→ **STATED TASK**
State how many lines contain the string "this", and write nothing else.

** BEGIN AVAILABLE DATA **

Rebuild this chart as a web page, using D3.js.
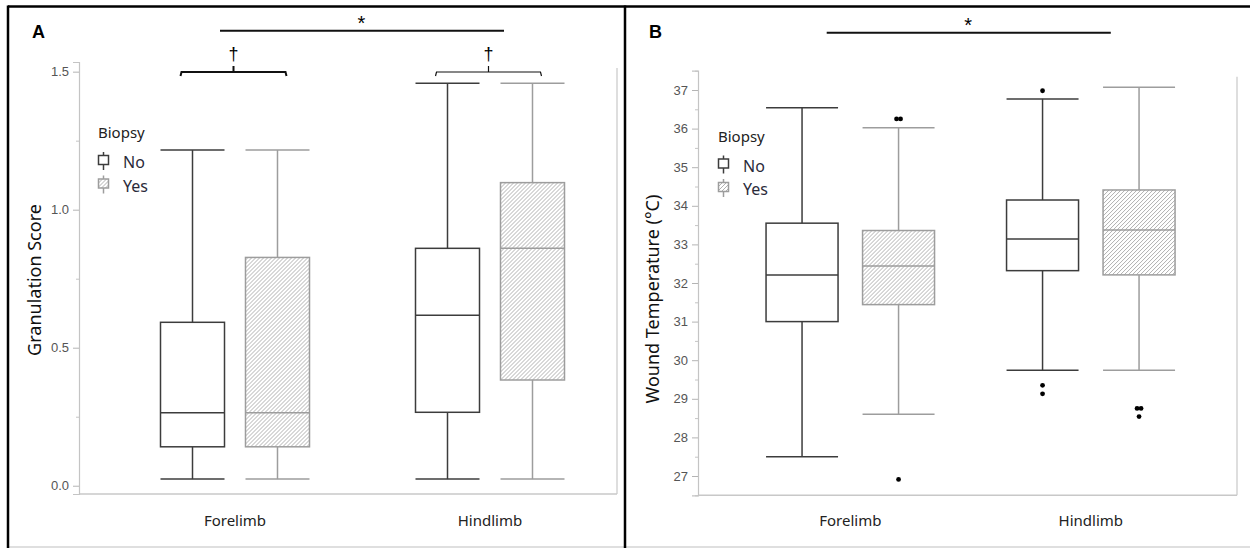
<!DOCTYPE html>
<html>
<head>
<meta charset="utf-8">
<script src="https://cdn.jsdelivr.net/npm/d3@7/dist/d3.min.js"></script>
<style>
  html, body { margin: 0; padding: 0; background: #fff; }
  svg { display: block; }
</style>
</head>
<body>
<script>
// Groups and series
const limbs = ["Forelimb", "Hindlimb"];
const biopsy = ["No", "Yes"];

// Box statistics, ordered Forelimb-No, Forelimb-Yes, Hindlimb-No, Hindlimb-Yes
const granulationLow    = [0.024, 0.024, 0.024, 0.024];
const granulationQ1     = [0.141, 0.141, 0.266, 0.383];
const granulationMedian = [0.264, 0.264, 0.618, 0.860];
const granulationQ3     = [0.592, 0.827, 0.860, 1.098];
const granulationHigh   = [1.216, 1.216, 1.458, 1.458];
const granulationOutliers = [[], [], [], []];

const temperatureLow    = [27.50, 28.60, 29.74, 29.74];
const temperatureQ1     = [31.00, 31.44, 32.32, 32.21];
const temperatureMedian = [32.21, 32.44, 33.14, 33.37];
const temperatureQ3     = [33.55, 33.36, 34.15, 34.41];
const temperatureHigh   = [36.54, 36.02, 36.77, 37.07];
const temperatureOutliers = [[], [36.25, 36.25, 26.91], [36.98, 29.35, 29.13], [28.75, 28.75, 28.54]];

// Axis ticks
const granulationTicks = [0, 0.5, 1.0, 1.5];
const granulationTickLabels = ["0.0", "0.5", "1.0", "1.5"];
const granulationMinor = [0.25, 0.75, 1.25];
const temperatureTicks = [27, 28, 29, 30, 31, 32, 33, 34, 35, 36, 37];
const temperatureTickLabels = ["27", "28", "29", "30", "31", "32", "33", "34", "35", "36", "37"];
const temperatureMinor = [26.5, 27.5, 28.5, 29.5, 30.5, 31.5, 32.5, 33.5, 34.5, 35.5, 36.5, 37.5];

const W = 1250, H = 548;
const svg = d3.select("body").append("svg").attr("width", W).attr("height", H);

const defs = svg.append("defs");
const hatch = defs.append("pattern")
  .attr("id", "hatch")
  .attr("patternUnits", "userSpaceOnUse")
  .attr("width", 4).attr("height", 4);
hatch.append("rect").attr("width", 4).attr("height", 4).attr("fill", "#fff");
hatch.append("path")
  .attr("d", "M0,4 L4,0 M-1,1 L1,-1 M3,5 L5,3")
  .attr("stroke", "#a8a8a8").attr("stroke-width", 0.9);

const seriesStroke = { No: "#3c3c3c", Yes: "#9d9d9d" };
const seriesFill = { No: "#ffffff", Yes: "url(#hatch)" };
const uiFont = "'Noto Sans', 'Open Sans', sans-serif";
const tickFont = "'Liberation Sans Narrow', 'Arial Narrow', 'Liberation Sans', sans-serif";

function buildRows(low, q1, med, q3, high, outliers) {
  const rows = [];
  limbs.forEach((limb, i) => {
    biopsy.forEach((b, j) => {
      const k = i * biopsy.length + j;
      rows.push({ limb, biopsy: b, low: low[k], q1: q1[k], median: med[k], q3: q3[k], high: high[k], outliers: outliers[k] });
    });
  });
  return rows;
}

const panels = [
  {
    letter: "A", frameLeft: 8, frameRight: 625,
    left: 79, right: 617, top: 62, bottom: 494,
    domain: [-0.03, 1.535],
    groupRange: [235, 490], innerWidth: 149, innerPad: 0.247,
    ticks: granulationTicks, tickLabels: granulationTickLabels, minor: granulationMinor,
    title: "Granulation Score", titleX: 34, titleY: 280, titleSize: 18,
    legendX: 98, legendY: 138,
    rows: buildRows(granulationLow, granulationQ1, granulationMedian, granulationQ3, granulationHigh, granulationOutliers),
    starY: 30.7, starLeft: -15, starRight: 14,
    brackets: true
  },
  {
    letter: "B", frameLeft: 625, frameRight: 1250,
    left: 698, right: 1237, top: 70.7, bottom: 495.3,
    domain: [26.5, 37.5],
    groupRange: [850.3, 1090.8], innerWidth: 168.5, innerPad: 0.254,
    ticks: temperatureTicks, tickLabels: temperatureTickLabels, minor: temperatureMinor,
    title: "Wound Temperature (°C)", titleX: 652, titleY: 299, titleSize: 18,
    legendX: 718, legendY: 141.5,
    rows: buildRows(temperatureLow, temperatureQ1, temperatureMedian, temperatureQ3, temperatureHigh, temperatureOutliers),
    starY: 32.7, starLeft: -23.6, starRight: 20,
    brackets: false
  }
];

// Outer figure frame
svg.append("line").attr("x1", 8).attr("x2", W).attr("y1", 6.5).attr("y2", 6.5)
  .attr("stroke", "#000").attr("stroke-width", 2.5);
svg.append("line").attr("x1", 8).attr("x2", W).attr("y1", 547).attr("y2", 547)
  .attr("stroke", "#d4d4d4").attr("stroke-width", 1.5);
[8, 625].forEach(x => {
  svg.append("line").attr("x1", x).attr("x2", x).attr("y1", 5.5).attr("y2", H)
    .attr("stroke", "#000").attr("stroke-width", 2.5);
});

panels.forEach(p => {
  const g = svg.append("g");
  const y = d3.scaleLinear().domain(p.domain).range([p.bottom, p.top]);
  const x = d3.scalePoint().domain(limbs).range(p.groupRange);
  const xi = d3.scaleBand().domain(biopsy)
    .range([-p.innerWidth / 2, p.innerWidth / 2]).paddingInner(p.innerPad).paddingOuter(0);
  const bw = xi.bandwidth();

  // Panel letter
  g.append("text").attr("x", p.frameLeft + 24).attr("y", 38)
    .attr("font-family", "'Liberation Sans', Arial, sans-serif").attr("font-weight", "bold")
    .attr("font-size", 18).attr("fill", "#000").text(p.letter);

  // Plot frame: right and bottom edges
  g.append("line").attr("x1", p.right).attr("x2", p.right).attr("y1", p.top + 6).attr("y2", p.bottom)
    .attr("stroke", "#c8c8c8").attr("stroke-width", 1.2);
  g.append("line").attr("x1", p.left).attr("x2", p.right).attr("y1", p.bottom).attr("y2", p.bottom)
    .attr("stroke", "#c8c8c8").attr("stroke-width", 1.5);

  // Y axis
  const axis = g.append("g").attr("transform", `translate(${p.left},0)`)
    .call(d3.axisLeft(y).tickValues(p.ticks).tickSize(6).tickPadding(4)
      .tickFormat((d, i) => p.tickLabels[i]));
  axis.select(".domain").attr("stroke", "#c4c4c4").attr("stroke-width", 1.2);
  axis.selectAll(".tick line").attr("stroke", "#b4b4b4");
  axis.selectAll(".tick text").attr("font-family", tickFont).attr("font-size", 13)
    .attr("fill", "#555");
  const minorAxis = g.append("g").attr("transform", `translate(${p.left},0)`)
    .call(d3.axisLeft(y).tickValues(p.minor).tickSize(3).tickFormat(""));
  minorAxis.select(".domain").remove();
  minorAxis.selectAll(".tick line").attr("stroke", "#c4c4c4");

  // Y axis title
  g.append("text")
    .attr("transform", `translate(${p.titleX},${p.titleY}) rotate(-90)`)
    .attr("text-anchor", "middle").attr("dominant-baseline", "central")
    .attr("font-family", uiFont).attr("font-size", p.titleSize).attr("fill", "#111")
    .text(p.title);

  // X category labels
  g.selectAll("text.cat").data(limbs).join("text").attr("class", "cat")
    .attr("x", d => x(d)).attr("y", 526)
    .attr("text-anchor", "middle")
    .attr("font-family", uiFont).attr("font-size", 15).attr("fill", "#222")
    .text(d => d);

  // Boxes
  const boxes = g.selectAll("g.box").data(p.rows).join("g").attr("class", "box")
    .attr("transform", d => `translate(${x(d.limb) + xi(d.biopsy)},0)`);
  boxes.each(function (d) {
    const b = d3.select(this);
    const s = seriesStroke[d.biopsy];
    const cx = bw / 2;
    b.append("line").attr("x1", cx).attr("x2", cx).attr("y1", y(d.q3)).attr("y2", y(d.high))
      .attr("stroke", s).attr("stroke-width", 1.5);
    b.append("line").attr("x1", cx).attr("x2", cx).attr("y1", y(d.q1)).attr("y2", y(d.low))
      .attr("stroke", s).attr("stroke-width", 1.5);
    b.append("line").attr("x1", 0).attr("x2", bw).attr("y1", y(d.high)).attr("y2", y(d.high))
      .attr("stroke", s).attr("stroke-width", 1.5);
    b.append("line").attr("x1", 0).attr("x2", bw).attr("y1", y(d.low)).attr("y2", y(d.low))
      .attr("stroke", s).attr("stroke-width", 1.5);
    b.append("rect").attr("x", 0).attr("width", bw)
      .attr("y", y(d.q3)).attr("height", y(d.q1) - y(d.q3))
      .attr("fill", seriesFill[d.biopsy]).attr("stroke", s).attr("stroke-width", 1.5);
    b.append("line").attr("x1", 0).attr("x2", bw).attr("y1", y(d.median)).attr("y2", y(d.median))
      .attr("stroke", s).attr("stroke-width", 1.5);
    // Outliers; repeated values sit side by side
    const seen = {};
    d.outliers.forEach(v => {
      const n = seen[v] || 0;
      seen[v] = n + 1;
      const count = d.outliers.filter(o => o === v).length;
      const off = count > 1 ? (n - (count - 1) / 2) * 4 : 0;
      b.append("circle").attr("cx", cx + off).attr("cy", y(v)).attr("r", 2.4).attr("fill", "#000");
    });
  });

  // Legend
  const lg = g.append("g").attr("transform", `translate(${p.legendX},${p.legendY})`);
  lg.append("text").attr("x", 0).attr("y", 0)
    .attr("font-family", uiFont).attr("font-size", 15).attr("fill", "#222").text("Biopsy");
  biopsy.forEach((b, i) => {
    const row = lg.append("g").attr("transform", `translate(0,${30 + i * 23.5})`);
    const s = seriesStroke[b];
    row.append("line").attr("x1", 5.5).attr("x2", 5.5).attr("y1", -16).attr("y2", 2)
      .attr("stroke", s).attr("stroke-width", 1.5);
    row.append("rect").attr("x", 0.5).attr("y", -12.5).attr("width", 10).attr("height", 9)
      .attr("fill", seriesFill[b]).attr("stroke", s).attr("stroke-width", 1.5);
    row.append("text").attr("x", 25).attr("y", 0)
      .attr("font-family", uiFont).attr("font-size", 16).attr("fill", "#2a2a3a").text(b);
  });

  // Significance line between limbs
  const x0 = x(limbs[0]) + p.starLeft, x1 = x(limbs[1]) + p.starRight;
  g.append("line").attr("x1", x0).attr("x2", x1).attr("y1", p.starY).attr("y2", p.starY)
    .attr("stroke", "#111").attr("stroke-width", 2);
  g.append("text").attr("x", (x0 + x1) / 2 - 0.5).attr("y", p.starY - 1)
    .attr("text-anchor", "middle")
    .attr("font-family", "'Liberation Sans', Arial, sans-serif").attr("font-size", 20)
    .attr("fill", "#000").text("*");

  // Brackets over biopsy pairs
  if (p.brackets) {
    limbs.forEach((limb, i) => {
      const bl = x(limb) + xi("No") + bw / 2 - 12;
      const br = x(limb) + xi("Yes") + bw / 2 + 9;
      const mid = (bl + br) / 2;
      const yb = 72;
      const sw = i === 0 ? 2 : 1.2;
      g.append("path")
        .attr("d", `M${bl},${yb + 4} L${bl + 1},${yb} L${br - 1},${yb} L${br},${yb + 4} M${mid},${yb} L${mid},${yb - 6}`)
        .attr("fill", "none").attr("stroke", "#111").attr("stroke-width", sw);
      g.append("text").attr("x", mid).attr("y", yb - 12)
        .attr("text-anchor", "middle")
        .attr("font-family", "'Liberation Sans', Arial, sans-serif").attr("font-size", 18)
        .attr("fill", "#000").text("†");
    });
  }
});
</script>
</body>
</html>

** END AVAILABLE DATA **

→ **ANSWER TO THE TASK**
2